Electric Circuits for the Investigation of Non-Hermitian Lattice Physics

A general paradigm within quantum mechanics is that a system’s Hamiltonians are described by Hermitian operators. However, this description fails to explain the non-unitary evolution of quantum states observed experimentally. An alternative approach to quantum mechanics that fixes this problem and eventually accounts for a simple form of coupling to the environment is based on the so-called non-Hermitian Hamiltonians [1], where non-Hermitian Hamiltonian operators are used. This approach gives rise to a new set of fascinating phenomena. One of these is the non-Hermitian skin effect. Here, a piling of the system eigenstates is observed on the boundary of a finite-size system.

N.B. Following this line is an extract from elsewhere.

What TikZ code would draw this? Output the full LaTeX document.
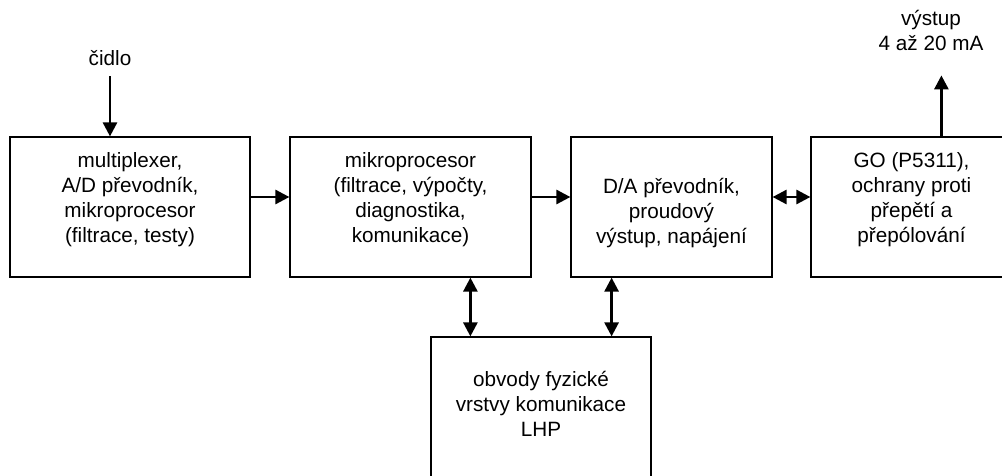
\documentclass[tikz,border=0pt]{standalone}
\usepackage{fontspec}
\setmainfont{Liberation Sans}
\usetikzlibrary{arrows.meta}

\begin{document}
\begin{tikzpicture}[x=1pt,y=-1pt,
  blk/.style={draw=black, line width=1.2pt, minimum height=140pt, inner sep=0pt},
  lbl/.style={align=center, anchor=base, inner sep=0pt,
    font=\fontsize{20.7}{25}\selectfont},
  tip/.style={Triangle[length=14pt,width=14pt]},
  arr/.style={line width=2.7pt, -{Triangle[length=14pt,width=14pt]}},
  darr/.style={line width=2.7pt, {Triangle[length=14pt,width=14pt]}-{Triangle[length=14pt,width=14pt]}}
]
\useasboundingbox (0,0) rectangle (1002,475);
\clip (0,0) rectangle (1002,475);

% main chain of blocks
\node[blk, minimum width=240pt] (b1) at (130,207) {};
\node[blk, minimum width=241pt] (b2) at (410.5,207) {};
\node[blk, minimum width=201pt] (b3) at (671.5,207) {};
\node[blk, minimum width=201pt] (b4) at (911.5,207) {};
\node[blk, minimum width=220pt, minimum height=148pt] (b5) at (541,411) {};

% block captions (anchored on the baseline of the last line)
\node[lbl] (t1) at (b1.north |- 0,242) {multiplexer,\\A/D převodník,\\mikroprocesor\\(filtrace, testy)};
\node[lbl] (t2) at (b2.north |- 0,242) {mikroprocesor\\(filtrace, výpočty,\\diagnostika,\\komunikace)};
\node[lbl] (t3) at (b3.north |- 0,243) {D/A převodník,\\proudový\\výstup, napájení};
\node[lbl] (t4) at (b4.north |- 0,242) {GO (P5311),\\ochrany proti\\přepětí a\\přepólování};
\node[lbl] (t5) at (b5.north |- 0,436) {obvody fyzické\\vrstvy komunikace\\LHP};

% input and output labels
\node[lbl] (cidlo) at (110,65) {čidlo};
\node[lbl] (out) at (931,50) {výstup\\4 až 20 mA};
\coordinate (outtip) at ([xshift=131pt,yshift=61pt]b4.north west);

% connectors
\draw[arr] ([yshift=-11pt]cidlo.south) -- (cidlo.south |- b1.north);
\draw[arr] ([yshift=10pt]b1.east) -- ([yshift=10pt]b2.west);
\draw[arr] ([yshift=10pt]b2.east) -- ([yshift=10pt]b3.west);
\draw[darr] ([yshift=10pt]b3.east) -- ([yshift=10pt]b4.west);
\draw[arr] (outtip |- b4.north) -- (outtip);

\coordinate (p1) at ([xshift=40pt]b5.north west);
\coordinate (p2) at ([xshift=-40pt]b5.north east);
\draw[darr] (b2.south -| p1) -- (p1);
\draw[darr] (b3.south -| p2) -- (p2);
\end{tikzpicture}
\end{document}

This phenomenon breaks one of the important pillars of topological lattice physics, the bulk-boundary correspondence. It is possible to realize classical electric circuits that mimic one- and two-dimensional non-Hermitian lattice Hamiltonians [2]. In this project, we will investigate how to implement a circuit mimicking the non-Hermitian implementation of the diamond chain [3].

[1] Bergholtz et al., Rev. Mod. Phys. 93, 015005 (2021).
[2] Liu et al., Research 5608038 (2021).
[3] Martinez et al., Adv Quantum Technol. 2300225 (2023).